PROMPT:
Copy out all the lines exactly. Omit pictures.

DATA SECTION:

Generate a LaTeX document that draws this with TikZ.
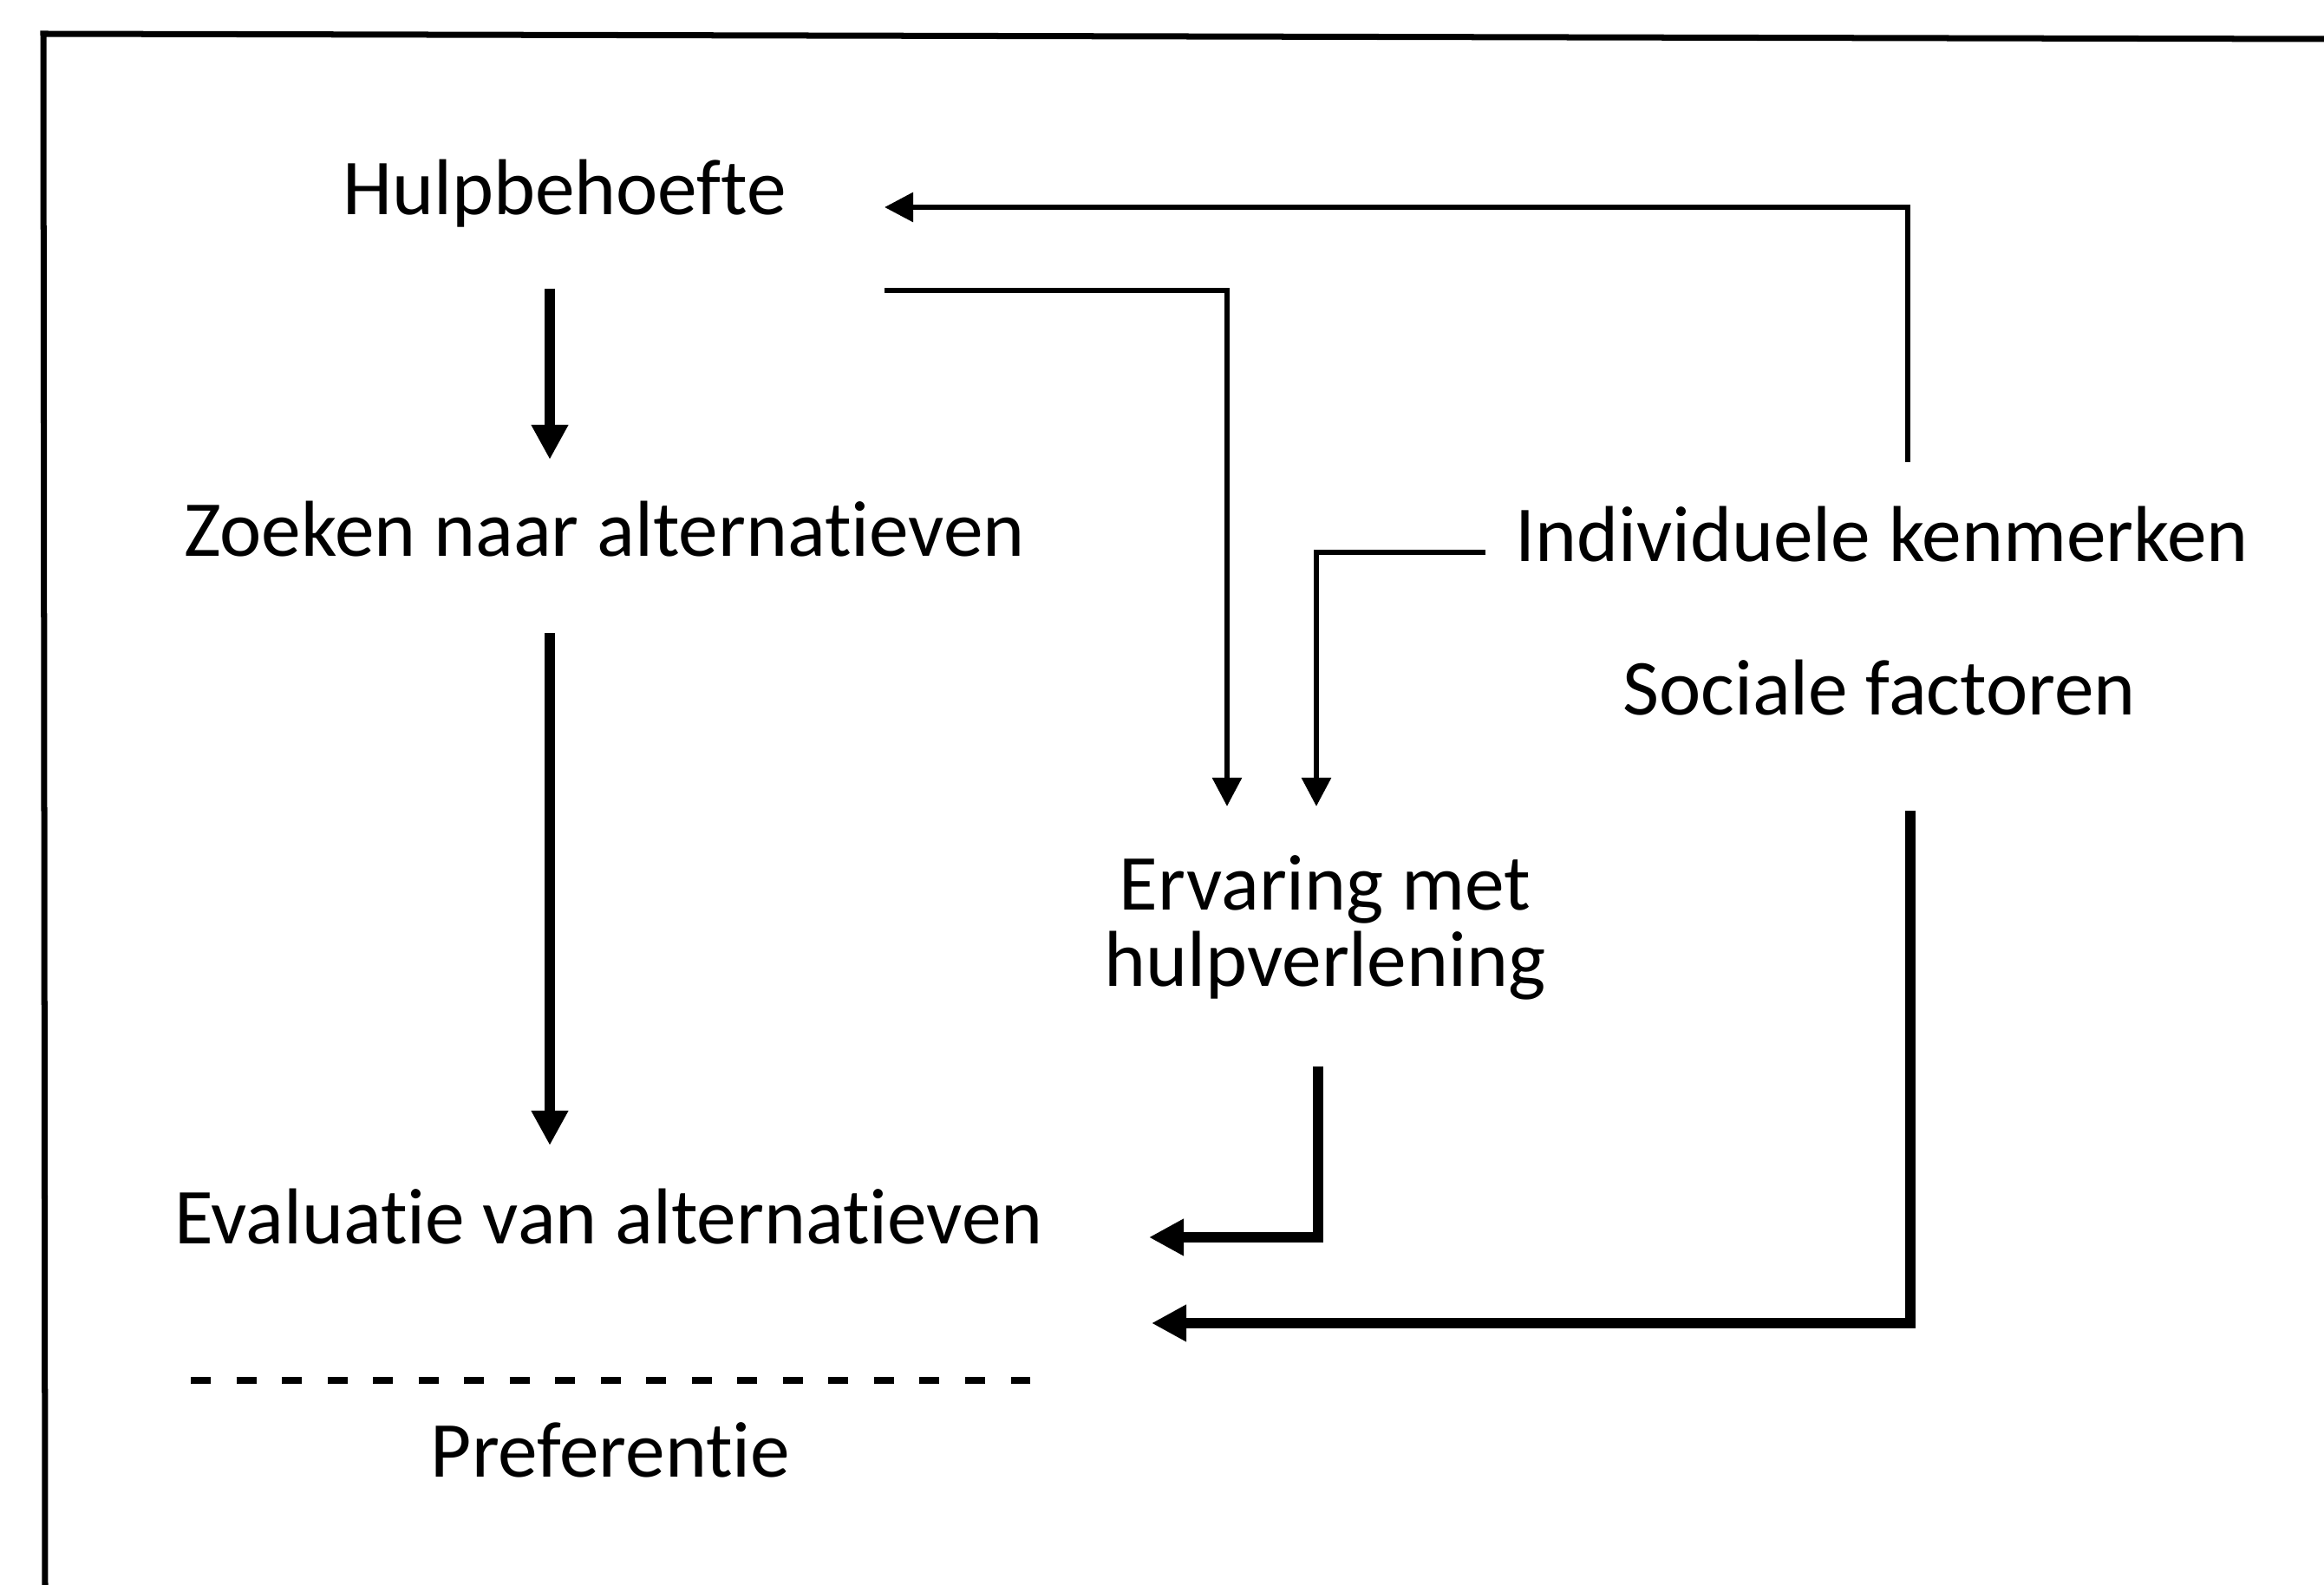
\documentclass[tikz,border=0pt]{standalone}
\usepackage{fontspec}
\setmainfont{Carlito}[Ligatures=NoCommon]
\usetikzlibrary{arrows.meta,calc}

\begin{document}
\begin{tikzpicture}[x=0.01cm,y=-0.01cm,
	txt/.style={inner sep=0pt,anchor=base,font=\fontsize{26pt}{25pt}\selectfont},
	thickarrow/.style={line width=0.12cm,-{Triangle[length=0.4cm,width=0.4cm]}},
	thinarrow/.style={line width=0.06cm,-{Triangle[length=0.33cm,width=0.33cm]}}]
	\useasboundingbox (0,0) rectangle (2680,1828);
	\draw[line width=0.07cm] (52,1828) -- (50,39) -- (2680,45);
	\node[txt] (hulp) at (651,248) {Hulpbehoefte};
	\node[txt] (zoek) at (697,642) {Zoeken naar alternatieven};
	\node[txt] (eval) at (702,1435) {Evaluatie van alternatieven};
	\node[txt] (pref) at (704,1703) {Preferentie};
	\node[txt] (indiv) at (2170,648) {Individuele kenmerken};
	\node[txt] (soc) at (2167,825) {Sociale factoren};
	\node[txt,anchor=center,align=center] (erv) at (1528,1070) {Ervaring met\\hulpverlening};
	\draw[line width=0.07cm,dash pattern=on 0.23cm off 0.295cm] (220,1592) -- (1188,1592);
	\draw[thickarrow] ($(hulp.base)+(-17,85)$) -- ($(zoek.base)+(-63,-112)$);
	\draw[thickarrow] ($(zoek.base)+(-63,88)$) -- ($(eval.base)+(-68,-114)$);
	\draw[thinarrow] ($(indiv.base)+(30,-115)$) |- ($(hulp.base)+(369,-9)$);
	\draw[thinarrow] ($(hulp.base)+(369,87)$) -| ($(erv.center)+(-113,-140)$);
	\draw[thinarrow] ($(indiv.base)+(-457,-11)$) -| ($(erv.center)+(-10,-140)$);
	\draw[thickarrow] ($(erv.center)+(-8,160)$) |- ($(eval.base)+(623,-8)$);
	\draw[thickarrow] ($(soc.base)+(36,110)$) |- ($(eval.base)+(626,91)$);
\end{tikzpicture}
\end{document}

SOLUTION FOR THIS EXERCISE:
Generate a LaTeX document that draws this with TikZ.
\documentclass[tikz,border=0pt]{standalone}
\usepackage{fontspec}
\setmainfont{Carlito}[Ligatures=NoCommon]
\usetikzlibrary{arrows.meta,calc}

\begin{document}
\begin{tikzpicture}[x=0.01cm,y=-0.01cm,
	txt/.style={inner sep=0pt,anchor=base,font=\fontsize{26pt}{25pt}\selectfont},
	thickarrow/.style={line width=0.12cm,-{Triangle[length=0.4cm,width=0.4cm]}},
	thinarrow/.style={line width=0.06cm,-{Triangle[length=0.33cm,width=0.33cm]}}]
	\useasboundingbox (0,0) rectangle (2680,1828);
	\draw[line width=0.07cm] (52,1828) -- (50,39) -- (2680,45);
	\node[txt] (hulp) at (651,248) {Hulpbehoefte};
	\node[txt] (zoek) at (697,642) {Zoeken naar alternatieven};
	\node[txt] (eval) at (702,1435) {Evaluatie van alternatieven};
	\node[txt] (pref) at (704,1703) {Preferentie};
	\node[txt] (indiv) at (2170,648) {Individuele kenmerken};
	\node[txt] (soc) at (2167,825) {Sociale factoren};
	\node[txt,anchor=center,align=center] (erv) at (1528,1070) {Ervaring met\\hulpverlening};
	\draw[line width=0.07cm,dash pattern=on 0.23cm off 0.295cm] (220,1592) -- (1188,1592);
	\draw[thickarrow] ($(hulp.base)+(-17,85)$) -- ($(zoek.base)+(-63,-112)$);
	\draw[thickarrow] ($(zoek.base)+(-63,88)$) -- ($(eval.base)+(-68,-114)$);
	\draw[thinarrow] ($(indiv.base)+(30,-115)$) |- ($(hulp.base)+(369,-9)$);
	\draw[thinarrow] ($(hulp.base)+(369,87)$) -| ($(erv.center)+(-113,-140)$);
	\draw[thinarrow] ($(indiv.base)+(-457,-11)$) -| ($(erv.center)+(-10,-140)$);
	\draw[thickarrow] ($(erv.center)+(-8,160)$) |- ($(eval.base)+(623,-8)$);
	\draw[thickarrow] ($(soc.base)+(36,110)$) |- ($(eval.base)+(626,91)$);
\end{tikzpicture}
\end{document}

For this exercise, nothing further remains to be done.